▶ Instructions to follow
In the data below, find each line containing the string "this" and return it.

▶ Extracted entries
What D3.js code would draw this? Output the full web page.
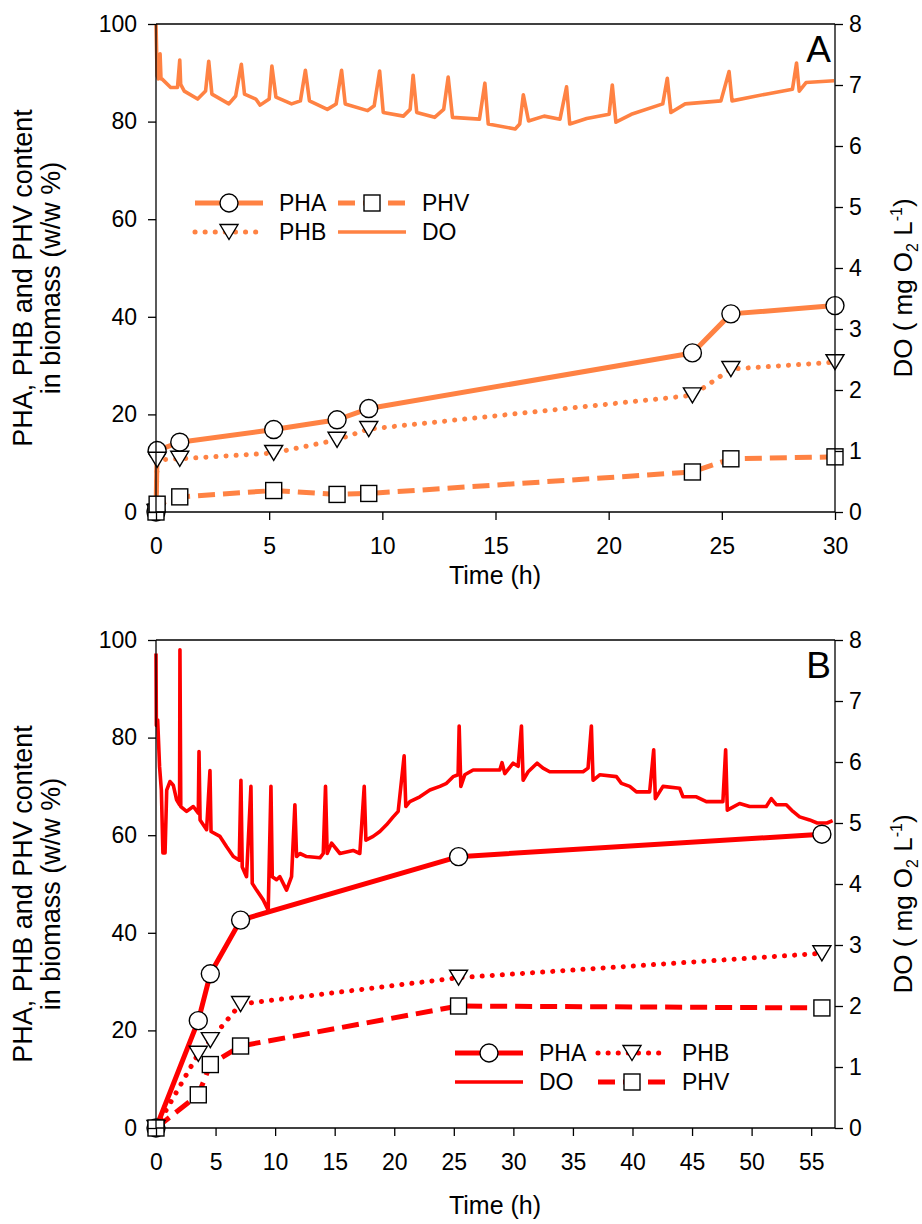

--

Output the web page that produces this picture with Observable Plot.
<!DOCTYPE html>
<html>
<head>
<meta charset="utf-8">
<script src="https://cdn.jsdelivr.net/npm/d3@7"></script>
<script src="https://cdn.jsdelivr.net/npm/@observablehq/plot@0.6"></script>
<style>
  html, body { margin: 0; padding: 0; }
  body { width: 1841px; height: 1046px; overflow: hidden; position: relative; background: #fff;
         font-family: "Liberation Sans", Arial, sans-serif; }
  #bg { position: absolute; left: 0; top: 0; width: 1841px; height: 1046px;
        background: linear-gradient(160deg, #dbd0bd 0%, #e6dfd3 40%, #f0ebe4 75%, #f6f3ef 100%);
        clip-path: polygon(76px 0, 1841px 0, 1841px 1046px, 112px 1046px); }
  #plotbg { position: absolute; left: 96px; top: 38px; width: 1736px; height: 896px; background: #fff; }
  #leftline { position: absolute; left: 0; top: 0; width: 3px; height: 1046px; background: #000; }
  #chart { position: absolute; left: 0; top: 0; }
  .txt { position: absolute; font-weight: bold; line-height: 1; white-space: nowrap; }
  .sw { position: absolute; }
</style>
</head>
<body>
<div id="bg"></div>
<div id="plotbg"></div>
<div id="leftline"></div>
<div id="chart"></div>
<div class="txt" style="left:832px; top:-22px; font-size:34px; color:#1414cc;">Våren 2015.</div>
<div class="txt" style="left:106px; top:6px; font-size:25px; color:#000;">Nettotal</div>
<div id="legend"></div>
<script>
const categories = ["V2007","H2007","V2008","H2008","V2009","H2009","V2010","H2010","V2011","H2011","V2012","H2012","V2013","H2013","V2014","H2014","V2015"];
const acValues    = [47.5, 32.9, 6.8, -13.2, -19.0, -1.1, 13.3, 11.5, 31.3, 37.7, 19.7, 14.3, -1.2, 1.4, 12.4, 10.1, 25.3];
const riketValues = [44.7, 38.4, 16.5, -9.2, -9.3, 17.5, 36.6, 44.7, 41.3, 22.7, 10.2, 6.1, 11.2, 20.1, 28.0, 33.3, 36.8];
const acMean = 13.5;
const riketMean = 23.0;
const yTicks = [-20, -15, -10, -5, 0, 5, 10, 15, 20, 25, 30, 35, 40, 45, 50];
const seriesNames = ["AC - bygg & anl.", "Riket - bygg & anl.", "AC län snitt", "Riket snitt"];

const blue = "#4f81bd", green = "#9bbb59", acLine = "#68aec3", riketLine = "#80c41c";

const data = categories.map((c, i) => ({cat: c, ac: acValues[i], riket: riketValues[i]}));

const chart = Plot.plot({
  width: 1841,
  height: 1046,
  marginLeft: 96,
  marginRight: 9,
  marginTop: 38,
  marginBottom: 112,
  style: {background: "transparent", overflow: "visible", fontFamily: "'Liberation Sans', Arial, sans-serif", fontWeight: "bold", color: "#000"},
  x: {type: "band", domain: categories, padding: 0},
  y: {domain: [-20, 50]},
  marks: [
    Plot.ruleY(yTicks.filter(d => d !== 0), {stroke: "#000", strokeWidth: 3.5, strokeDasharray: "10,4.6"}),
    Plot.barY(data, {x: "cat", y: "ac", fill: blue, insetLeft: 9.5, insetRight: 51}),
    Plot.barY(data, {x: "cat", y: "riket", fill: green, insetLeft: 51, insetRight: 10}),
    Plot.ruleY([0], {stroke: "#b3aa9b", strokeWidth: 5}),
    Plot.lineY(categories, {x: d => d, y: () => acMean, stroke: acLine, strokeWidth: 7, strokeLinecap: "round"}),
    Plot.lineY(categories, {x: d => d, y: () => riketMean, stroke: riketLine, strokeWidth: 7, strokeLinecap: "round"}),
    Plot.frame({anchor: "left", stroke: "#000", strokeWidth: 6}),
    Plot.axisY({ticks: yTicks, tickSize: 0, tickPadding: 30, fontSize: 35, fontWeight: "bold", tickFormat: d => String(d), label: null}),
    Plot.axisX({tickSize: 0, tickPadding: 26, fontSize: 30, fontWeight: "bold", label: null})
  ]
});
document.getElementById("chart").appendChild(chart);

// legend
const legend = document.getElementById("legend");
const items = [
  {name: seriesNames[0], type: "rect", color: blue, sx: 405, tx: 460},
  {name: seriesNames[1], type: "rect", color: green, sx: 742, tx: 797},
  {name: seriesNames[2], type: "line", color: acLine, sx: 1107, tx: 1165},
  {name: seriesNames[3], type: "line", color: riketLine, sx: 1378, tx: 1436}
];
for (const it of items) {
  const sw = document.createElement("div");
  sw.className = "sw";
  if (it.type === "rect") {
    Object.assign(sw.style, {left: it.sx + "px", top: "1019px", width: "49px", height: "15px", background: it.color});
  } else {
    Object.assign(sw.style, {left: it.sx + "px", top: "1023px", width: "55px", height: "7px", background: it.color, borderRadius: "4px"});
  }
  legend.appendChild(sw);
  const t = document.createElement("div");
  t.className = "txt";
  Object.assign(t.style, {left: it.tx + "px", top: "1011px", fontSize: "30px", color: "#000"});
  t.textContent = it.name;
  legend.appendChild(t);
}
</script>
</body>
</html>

--

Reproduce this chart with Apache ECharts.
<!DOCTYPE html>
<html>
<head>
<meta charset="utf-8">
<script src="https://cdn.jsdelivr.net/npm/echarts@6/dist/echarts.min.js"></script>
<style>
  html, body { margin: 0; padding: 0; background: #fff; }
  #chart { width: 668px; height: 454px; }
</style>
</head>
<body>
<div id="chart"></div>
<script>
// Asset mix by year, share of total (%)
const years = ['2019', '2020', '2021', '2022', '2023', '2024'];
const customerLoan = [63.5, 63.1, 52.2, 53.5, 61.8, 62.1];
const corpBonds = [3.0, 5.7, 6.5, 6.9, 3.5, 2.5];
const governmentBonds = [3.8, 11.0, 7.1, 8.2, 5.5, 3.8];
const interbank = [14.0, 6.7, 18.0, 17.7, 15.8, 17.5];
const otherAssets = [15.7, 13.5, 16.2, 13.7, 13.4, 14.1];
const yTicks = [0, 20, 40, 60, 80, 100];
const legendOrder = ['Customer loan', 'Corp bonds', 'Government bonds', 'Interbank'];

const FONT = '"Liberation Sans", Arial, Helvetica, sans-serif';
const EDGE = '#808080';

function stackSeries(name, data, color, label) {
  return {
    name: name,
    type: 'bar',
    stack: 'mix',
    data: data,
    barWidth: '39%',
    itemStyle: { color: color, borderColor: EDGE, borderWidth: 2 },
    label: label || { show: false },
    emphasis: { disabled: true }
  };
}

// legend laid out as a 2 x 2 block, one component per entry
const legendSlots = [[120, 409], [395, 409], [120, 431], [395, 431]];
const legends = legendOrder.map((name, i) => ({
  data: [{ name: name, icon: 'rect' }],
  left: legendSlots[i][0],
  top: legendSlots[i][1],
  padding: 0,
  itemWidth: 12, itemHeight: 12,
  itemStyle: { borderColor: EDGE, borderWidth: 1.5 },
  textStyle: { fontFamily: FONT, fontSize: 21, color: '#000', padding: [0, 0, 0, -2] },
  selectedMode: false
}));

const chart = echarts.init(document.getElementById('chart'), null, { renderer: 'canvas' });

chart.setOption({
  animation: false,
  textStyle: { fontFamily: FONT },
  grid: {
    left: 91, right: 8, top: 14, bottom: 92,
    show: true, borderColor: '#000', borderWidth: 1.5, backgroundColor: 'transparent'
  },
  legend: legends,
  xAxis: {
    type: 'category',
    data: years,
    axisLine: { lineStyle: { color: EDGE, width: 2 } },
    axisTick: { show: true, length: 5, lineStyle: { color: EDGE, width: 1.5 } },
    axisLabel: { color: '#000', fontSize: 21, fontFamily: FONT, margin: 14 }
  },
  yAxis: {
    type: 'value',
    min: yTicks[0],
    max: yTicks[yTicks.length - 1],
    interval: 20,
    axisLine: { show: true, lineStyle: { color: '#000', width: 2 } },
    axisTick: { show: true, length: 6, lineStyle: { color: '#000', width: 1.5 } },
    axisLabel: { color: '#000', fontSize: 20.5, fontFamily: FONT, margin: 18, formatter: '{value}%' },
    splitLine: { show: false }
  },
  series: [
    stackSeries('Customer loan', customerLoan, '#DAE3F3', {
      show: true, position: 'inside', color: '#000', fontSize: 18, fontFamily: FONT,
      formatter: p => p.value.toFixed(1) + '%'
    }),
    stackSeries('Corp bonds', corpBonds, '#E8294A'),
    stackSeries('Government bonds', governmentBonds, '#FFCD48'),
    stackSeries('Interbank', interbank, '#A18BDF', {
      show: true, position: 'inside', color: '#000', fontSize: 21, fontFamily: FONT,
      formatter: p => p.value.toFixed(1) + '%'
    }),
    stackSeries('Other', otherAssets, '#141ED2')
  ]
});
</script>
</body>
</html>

▶ Task response
What D3.js code would draw this? Output the full web page.
Output the web page that produces this picture with Observable Plot.
Reproduce this chart with Apache ECharts.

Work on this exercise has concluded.